Politics aside, the actual problem with this development is that it feels like it’s meant to provide Clay with a second wave of more challenging foes — which it does, except not really. He runs through “former SEAL Team Six, Delta Group,” and other “tier one operators” (“pussies,” Irons rightly calls them) with approximately as much ease as he does security guards and call center operators.
Clay is your standard unstoppable one-man army killing machine, not unlike Steven Seagal; by the same token, The Beekeeper is your standard Action Flick with a Message, not unlike On Deadly Ground.
However, it’s easier to root for Clay (even after it becomes apparent that he’s an Invincible Hero) because Statham isn’t an asshole-coated asshole with asshole-filling, and it’s easier to like The Beekeeper because a) it isn’t heavy-handed or overly preachy, and b) the planet can take care of itself, but when “Someone hurts an older person, sometimes they’re left to face the hornets alone. Because either it goes unnoticed, or no one cares.”
All things considered, The Beekeper is fomulaic, but the formula is well executed: 1) the action isn’t so over the top that it detracts from the seriousness of the issue at hand (and the CGI is kept to a tolerable minimum), nor does it stop dead in its tracks to make room for longwinded lectures;
2) the dialogue is written to play to the strengths of the differente performers, with a laconic but not monosyllabic Statham who gets his point across without falling back on cutesy catchphrases and punny one-liners (true, Wimmer couldn’t resist throwing in a “to bee or not to bee” line, but I’ll let it slide because he gave it to a hulking, brutish henchman), plus a razor-sharp Irons who, as I hinted at above, is wisely assigned the role of resident Deadpan Snarker (at least until he realizes just whom he’s fucking with); and
3) while organized Internet fraud may not be unheard-of as a plot device, I don’t think it had yet been officially upgraded to a well-deserved Evil Inc.
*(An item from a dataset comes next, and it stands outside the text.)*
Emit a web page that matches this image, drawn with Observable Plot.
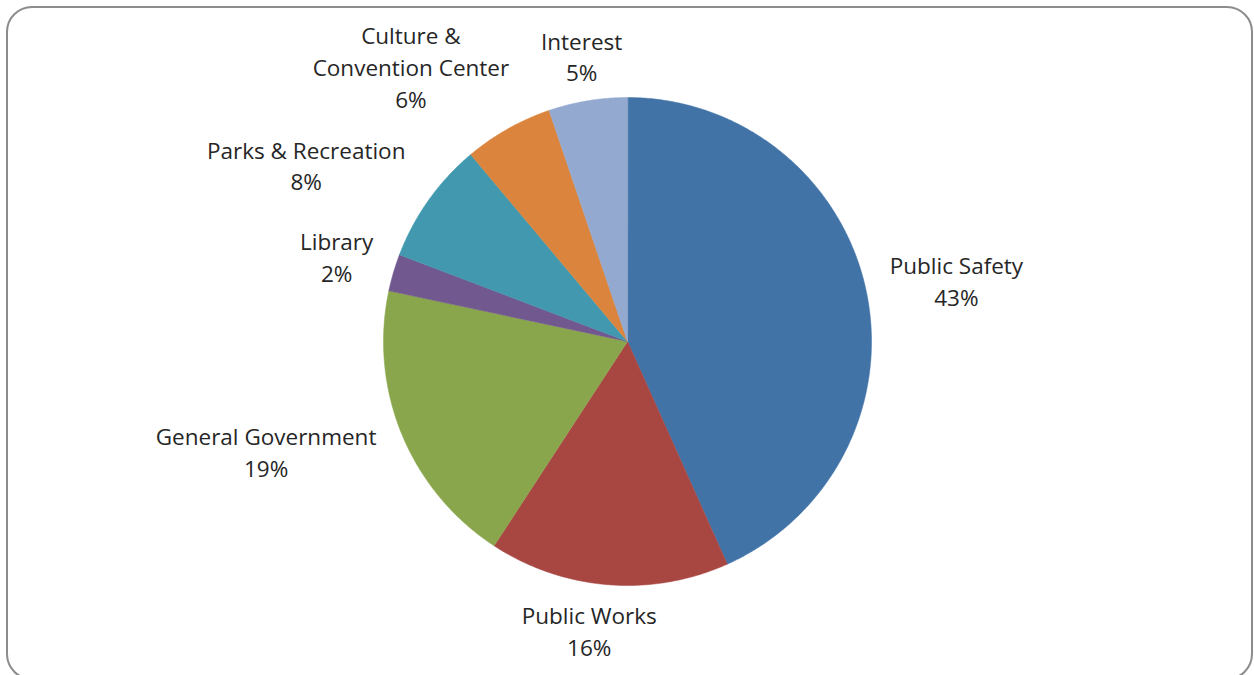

Status (incidentally, UDG’s call centers are dark techno-lairs lit only by the glare of computer screens and the glow of indoor neon signs, but I’d say this is more a visual manifestation of these fuckers’ greed than a realistic representation of a phishing boiler room).
Moreover, I get it. I get that the filmmakers decided to involve the government because they feel that the government should be more involved in these matters. And I get that the movie is not advocating unbridled vigilantism as an answer, but using hyperbole to convey its stance on the subject; i.e., that harsher measures are required to crack down on the “hornets,” as Clay would put it.